Information shown:
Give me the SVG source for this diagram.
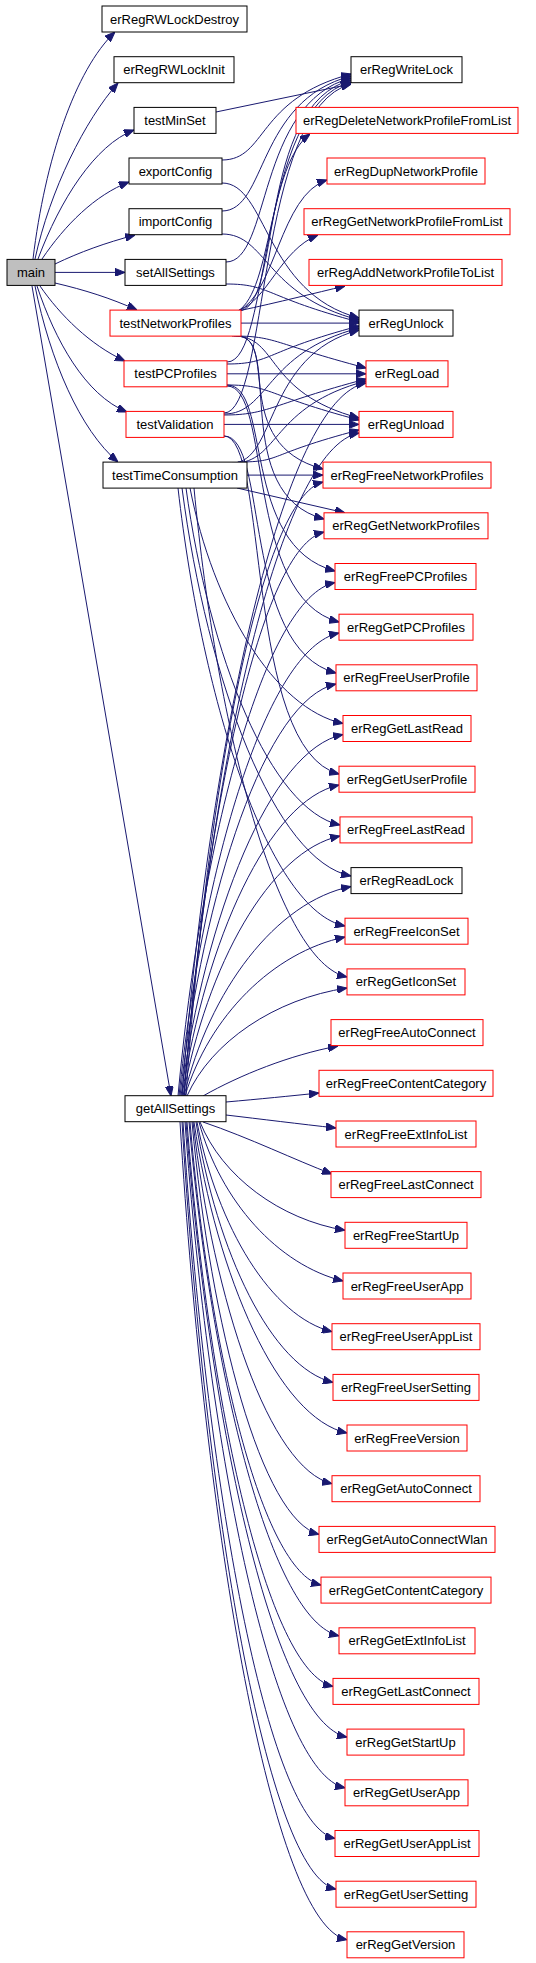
---
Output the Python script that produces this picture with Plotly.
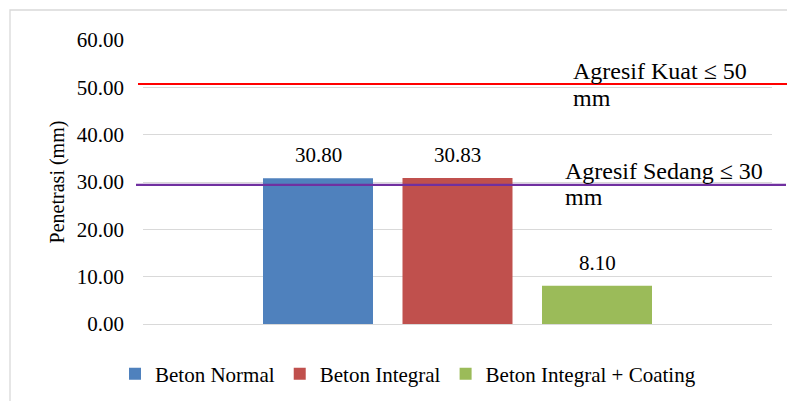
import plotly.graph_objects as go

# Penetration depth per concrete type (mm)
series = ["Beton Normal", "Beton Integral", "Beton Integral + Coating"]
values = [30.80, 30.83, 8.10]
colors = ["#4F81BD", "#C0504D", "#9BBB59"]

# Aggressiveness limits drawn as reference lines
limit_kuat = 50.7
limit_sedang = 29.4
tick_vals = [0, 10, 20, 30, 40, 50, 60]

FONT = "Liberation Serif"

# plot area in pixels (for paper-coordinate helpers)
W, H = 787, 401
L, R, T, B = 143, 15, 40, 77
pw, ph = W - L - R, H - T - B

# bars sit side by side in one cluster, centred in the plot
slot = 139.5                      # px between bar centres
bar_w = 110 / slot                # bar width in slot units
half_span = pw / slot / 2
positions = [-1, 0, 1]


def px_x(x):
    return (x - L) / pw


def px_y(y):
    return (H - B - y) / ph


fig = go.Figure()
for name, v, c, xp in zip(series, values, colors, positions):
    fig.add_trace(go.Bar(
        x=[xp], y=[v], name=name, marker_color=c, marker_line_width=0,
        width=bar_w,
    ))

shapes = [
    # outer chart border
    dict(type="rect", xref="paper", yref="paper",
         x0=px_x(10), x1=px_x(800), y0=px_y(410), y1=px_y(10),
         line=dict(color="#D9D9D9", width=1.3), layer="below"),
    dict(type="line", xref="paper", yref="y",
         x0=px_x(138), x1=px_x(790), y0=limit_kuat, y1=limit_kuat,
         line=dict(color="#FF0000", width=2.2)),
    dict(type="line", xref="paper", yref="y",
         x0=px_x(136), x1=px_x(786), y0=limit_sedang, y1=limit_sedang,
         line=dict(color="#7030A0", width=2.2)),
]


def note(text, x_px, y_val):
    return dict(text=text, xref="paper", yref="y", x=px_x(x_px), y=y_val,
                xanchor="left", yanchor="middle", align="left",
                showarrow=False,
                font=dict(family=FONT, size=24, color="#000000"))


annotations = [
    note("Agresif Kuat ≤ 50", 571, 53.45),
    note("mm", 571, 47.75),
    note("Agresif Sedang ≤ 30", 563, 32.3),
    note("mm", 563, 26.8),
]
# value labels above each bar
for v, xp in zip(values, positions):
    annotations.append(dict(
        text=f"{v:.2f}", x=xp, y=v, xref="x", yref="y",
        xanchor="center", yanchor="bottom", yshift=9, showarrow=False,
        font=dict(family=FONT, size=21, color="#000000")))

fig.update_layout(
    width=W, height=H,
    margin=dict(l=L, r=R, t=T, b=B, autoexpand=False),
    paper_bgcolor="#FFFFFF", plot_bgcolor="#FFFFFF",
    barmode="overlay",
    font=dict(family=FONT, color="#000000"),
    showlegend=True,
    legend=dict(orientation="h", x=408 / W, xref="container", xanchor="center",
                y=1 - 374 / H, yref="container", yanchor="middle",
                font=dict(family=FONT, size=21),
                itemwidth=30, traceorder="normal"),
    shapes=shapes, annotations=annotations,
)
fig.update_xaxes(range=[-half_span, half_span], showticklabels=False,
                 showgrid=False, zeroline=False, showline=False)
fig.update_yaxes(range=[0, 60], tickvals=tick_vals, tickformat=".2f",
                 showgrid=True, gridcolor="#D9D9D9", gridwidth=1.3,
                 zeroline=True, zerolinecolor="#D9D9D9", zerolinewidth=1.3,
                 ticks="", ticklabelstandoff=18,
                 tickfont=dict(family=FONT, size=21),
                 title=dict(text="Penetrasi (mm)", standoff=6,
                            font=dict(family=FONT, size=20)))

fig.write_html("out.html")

Set problem: Everything from the line that contains "Output the Python" down to the line that contains "pw, ph = W - L - R, H - T - B" should be written out exactly, end lines too, minus the pictures.

The output:
Output the Python script that produces this picture with Plotly.
import plotly.graph_objects as go

# Penetration depth per concrete type (mm)
series = ["Beton Normal", "Beton Integral", "Beton Integral + Coating"]
values = [30.80, 30.83, 8.10]
colors = ["#4F81BD", "#C0504D", "#9BBB59"]

# Aggressiveness limits drawn as reference lines
limit_kuat = 50.7
limit_sedang = 29.4
tick_vals = [0, 10, 20, 30, 40, 50, 60]

FONT = "Liberation Serif"

# plot area in pixels (for paper-coordinate helpers)
W, H = 787, 401
L, R, T, B = 143, 15, 40, 77
pw, ph = W - L - R, H - T - B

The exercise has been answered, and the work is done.